Site of new south Belfast bar is deteriorating, warns Wetherspoon's boss: But city centre pub given green light
JD Wetherspoon chairman Tim Martin has sounded a warning about the "deteriorating condition" of the former south Belfast church which is to become his latest bar, the Belfast Telegraph can reveal.
Wetherspoon's has been planning to create around 100 jobs with two new pubs for Belfast, including one at the former Methodist church on University Road and another in Royal Avenue.
But Mr Martin, who was raised in Northern Ireland, said there are concerns over the condition of the church, which Wetherspoon's is understood to have paid £1.2m for in 2014.
He said the "condition of the building is deteriorating" and the company is keen to get planning permission and listed building consent in order to begin work.
The red sandstone premises has interconnecting church halls and a distinctive tower.
Meanwhile, the company has now received planning permission for its other proposed new pub at the former JJB Sports on Royal Avenue - its 10th pub in the province.
Mr Martin told the Belfast Telegraph: "We are very pleased about that. We have planning permission, and hope to get on site there as soon as possible, and at University Street.
"We don't want to leave them empty too long."
It's not yet clear whether the Royal Avenue pub has received its licence yet.
But Mr Martin said he's keen to get both pubs opened as soon as possible, in order to benefit from the influx of students expected to descend on the city centre later this year.
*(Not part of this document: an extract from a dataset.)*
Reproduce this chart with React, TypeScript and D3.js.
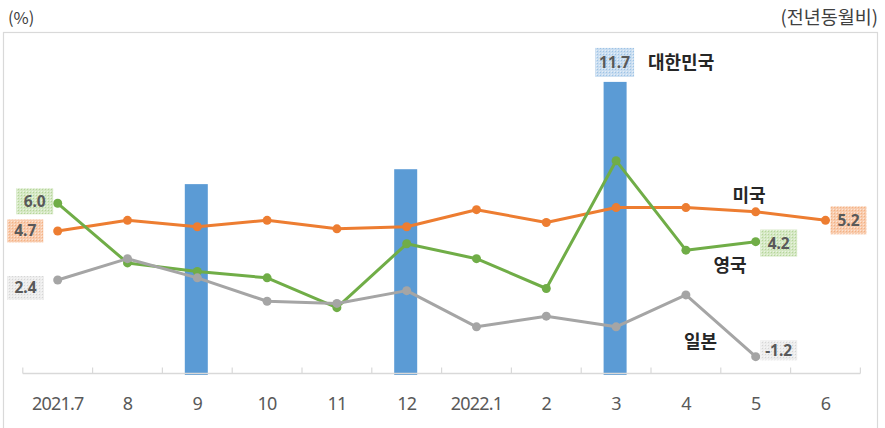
import React from "react";
import * as d3 from "d3";

const categories = ["2021.7", "8", "9", "10", "11", "12", "2022.1", "2", "3", "4", "5", "6"];
const usValues = [4.7, 5.2, 4.9, 5.2, 4.8, 4.9, 5.7, 5.1, 5.8, 5.8, 5.6, 5.2];
const ukValues = [6.0, 3.2, 2.8, 2.5, 1.1, 4.1, 3.4, 2.0, 8.0, 3.8, 4.2];
const jpValues = [2.4, 3.4, 2.5, 1.4, 1.3, 1.9, 0.2, 0.7, 0.2, 1.7, -1.2];
const krCategories = ["9", "12", "3"];
const krValues = [6.9, 7.6, 11.7];
const seriesNames = { kr: "대한민국", us: "미국", uk: "영국", jp: "일본" };
const yDomain = [-2, 14];

const ORANGE = "#ED7D31";
const GREEN = "#70AD47";
const GRAY = "#A5A5A5";
const BLUE = "#5B9BD5";

export default function App() {
  const W = 885;
  const H = 428;
  const x = d3.scaleBand<string>().domain(categories).range([22.8, 860.4]).padding(0);
  const y = d3.scaleLinear().domain(yDomain).range([373.7, 32.9]);
  const cx = (c: string) => (x(c) as number) + x.bandwidth() / 2;
  const axisY = 373.5;

  const lineGen = d3
    .line<number>()
    .x((_, i) => cx(categories[i]))
    .y((d) => y(d));

  const ticks = d3.range(categories.length + 1).map((i) => 22.8 + i * x.bandwidth());

  const labelFont = "'Noto Sans', 'Open Sans', sans-serif";
  const krFont = "'Noto Sans CJK KR', 'Noto Sans', sans-serif";

  const box = (
    key: string,
    cxv: number,
    cyv: number,
    w: number,
    h: number,
    pat: string,
    text: string
  ) => (
    <g key={key}>
      <rect x={cxv - w / 2} y={cyv - h / 2} width={w} height={h} fill={`url(#${pat})`} />
      <text
        x={cxv}
        y={cyv + 5.5}
        textAnchor="middle"
        fontFamily={labelFont}
        fontWeight="bold"
        fontSize={15.5}
        fill="#595959"
      >
        {text}
      </text>
    </g>
  );

  const series = [
    { key: "us", vals: usValues, color: ORANGE },
    { key: "uk", vals: ukValues, color: GREEN },
    { key: "jp", vals: jpValues, color: GRAY },
  ];

  const pt = (vals: number[], i: number) => [cx(categories[i]), y(vals[i])];
  const lastUs = usValues.length - 1;
  const lastUk = ukValues.length - 1;
  const lastJp = jpValues.length - 1;
  const krLast = krValues.length - 1;
  const krTop = [cx(krCategories[krLast]), y(krValues[krLast])];

  const patterns = [
    { id: "pOrange", base: "#F8CBAD", dot: "#F4B183" },
    { id: "pGreen", base: "#D5E8C4", dot: "#B5D59A" },
    { id: "pGray", base: "#EDEDED", dot: "#D6D6D6" },
    { id: "pBlue", base: "#C9DDF0", dot: "#9DC3E6" },
  ];

  return (
    <svg
      width={W}
      height={H}
      style={{ position: "absolute", left: 0, top: 0, background: "#fff" }}
    >
      <defs>
        {patterns.map((p) => (
          <pattern key={p.id} id={p.id} width={3} height={3} patternUnits="userSpaceOnUse">
            <rect width={3} height={3} fill={p.base} />
            <rect width={1} height={1} fill={p.dot} />
            <rect x={2} y={2} width={1} height={1} fill="#ffffff" opacity={0.5} />
          </pattern>
        ))}
      </defs>

      {/* outer frame */}
      <rect x={3.5} y={32.5} width={874} height={400} fill="none" stroke="#D9D9D9" strokeWidth={1.2} />

      {/* header texts */}
      <text x={8} y={24} fontFamily={krFont} fontSize={16.5} fill="#404040">
        (%)
      </text>
      <text x={878} y={24} textAnchor="end" fontFamily={krFont} fontSize={18.5} fill="#404040">
        (전년동월비)
      </text>

      {/* bars */}
      {krCategories.map((c, i) => (
        <rect
          key={c}
          x={cx(c) - 11.5 - 1}
          y={y(krValues[i])}
          width={23}
          height={375 - y(krValues[i])}
          fill={BLUE}
        />
      ))}

      {/* axis */}
      <line x1={22.8} x2={860.4} y1={axisY} y2={axisY} stroke="#D9D9D9" strokeWidth={1.5} />
      {ticks.map((t, i) => (
        <line key={i} x1={t} x2={t} y1={axisY} y2={axisY - 6} stroke="#D9D9D9" strokeWidth={1.2} />
      ))}
      {categories.map((c) => (
        <text
          key={c}
          x={cx(c)}
          y={410}
          textAnchor="middle"
          fontFamily={labelFont}
          fontSize={18}
          letterSpacing={-0.8}
          fill="#595959"
        >
          {c}
        </text>
      ))}

      {/* lines */}
      {series.map((s) => (
        <g key={s.key}>
          <path d={lineGen(s.vals) as string} fill="none" stroke={s.color} strokeWidth={3} strokeLinejoin="round" />
          {s.vals.map((v, i) => (
            <circle key={i} cx={cx(categories[i])} cy={y(v)} r={4.5} fill={s.color} />
          ))}
        </g>
      ))}

      {/* data labels */}
      {box("uk0", pt(ukValues, 0)[0] - 23, pt(ukValues, 0)[1] - 2, 37, 26, "pGreen", ukValues[0].toFixed(1))}
      {box("us0", pt(usValues, 0)[0] - 32.4, pt(usValues, 0)[1], 36, 23, "pOrange", usValues[0].toFixed(1))}
      {box("jp0", pt(jpValues, 0)[0] - 32.2, pt(jpValues, 0)[1] + 8, 37, 24, "pGray", jpValues[0].toFixed(1))}
      {box("usL", pt(usValues, lastUs)[0] + 23, pt(usValues, lastUs)[1], 36, 28, "pOrange", usValues[lastUs].toFixed(1))}
      {box("ukL", pt(ukValues, lastUk)[0] + 23, pt(ukValues, lastUk)[1] + 1.4, 37, 27, "pGreen", ukValues[lastUk].toFixed(1))}
      {box("jpL", pt(jpValues, lastJp)[0] + 23, pt(jpValues, lastJp)[1] - 6.4, 37, 20, "pGray", jpValues[lastJp].toFixed(1))}
      {box("krL", krTop[0] - 1.5, krTop[1] - 19.5, 39, 29, "pBlue", krValues[krLast].toFixed(1))}

      {/* series names */}
      <text x={648} y={69} fontFamily={krFont} fontWeight="bold" fontSize={18} fill="#262626">
        {seriesNames.kr}
      </text>
      <text x={749} y={201.5} textAnchor="middle" fontFamily={krFont} fontWeight="bold" fontSize={18} fill="#262626">
        {seriesNames.us}
      </text>
      <text x={730} y={271.5} textAnchor="middle" fontFamily={krFont} fontWeight="bold" fontSize={18} fill="#262626">
        {seriesNames.uk}
      </text>
      <text x={700.5} y={347.5} textAnchor="middle" fontFamily={krFont} fontWeight="bold" fontSize={18} fill="#262626">
        {seriesNames.jp}
      </text>
    </svg>
  );
}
Ulster University is moving much of its Jordanstown campus to its new York Street base in the heart of Belfast city centre.
"It would be great, and it's been dragging on a little bit, so it would be great to get them open, creating around 100 new jobs between the two," he said.
Mr Martin is an outspoken critic of the EU, and earlier this year came out strongly in favour of a Brexit.
He's now one of the most recognisable business faces actively campaigning for the UK to exit the EU.
"It's taking up quite a lot of my time," he said.
"There seems to be an insatiable desire to debate the issue in the media at the moment, which is a good thing.
"But there aren't a huge number of people stepping forward. I think if people think about it hard, and are given the information, they won't vote for less democracy, and I think they will vote to leave.
"It's difficult for them, because I don't think the Prime Minister and Chancellor are being honest in what they are saying."
Mr Martin said the arguments from the pro-EU camp were now "reaching the absurd".